This was an US unrealised plan for the seizure of the Japanese-held islands of Formosa and Amoy (August 1944).
Created by Admiral Chester W. Nimitz’s Pacific Ocean Areas command, and initially scheduled for implementation during February 1945, this undertaking was the subject of considerable debate as a result of the strength of the expected defences, the lack of adequate US assault forces, and the considerable distance that land-based aircraft would have to cover in order to provide air support. The operation was ultimately put into abeyance (but never formally cancelled) in October 1944 as better opportunities were offered by ‘Detachment’ against Iwo Jima and ‘Iceberg’ against Okinawa, followed later by the ‘Olympic’ and ‘Coronet’ direct assaults on the Japanese home islands.
The object of ‘Causeway’ (ii) was to provide the Allied (especially US) forces with a springboard for air, naval and amphibious operations against the major Japanese forces fighting in China. Had it proceeded, ‘Causeway’ (ii) would have involved 302,000 men of the US Army and 100,000 men of the US Marine Corps, and would have started with the landings of single divisions of Major General Roy S. Geiger’s III Amphibious Corps and Major General John R. Hodge’s XXIV Corps, of Lieutenant General Walter C. Krueger’s 6th Army, on the south-west coast of the island between Kaoshiung and Kenting. The steadily reinforced US forces would then have consolidated their control of the southern one-third of the island before advancing northward along the west coast, which had far better communications than the east coast, toward the Japanese colonial administrative centre at Taipei near the northern tip of the island.

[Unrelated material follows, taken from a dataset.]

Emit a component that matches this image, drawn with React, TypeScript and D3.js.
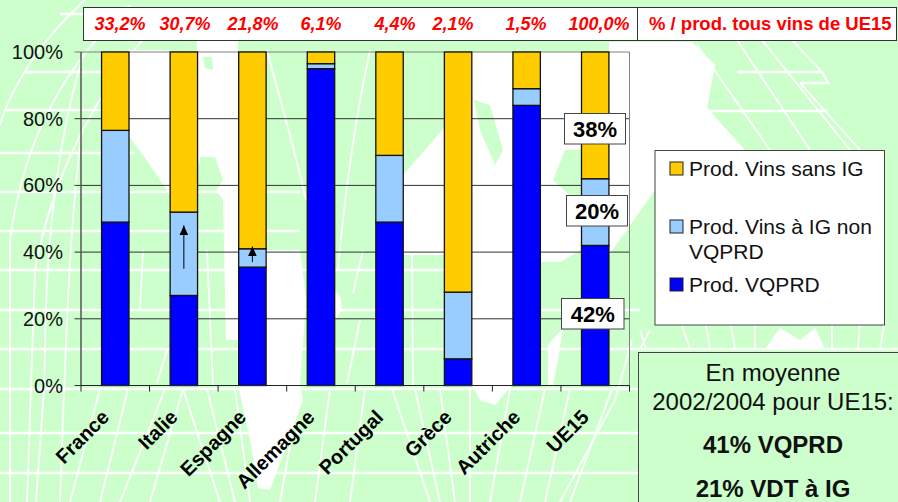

The final nail in the coffin of ‘Causeway’ (ii) was the implacable opposition of General Douglas MacArthur, who believed that the any decision for the implementation of ‘Causeway’ (ii) would have denied his South-West Pacific Area command the chance for the US return to Luzon island in the the Philippine islands group, whose liberation MacArthur had promised when he left the islands in 1942.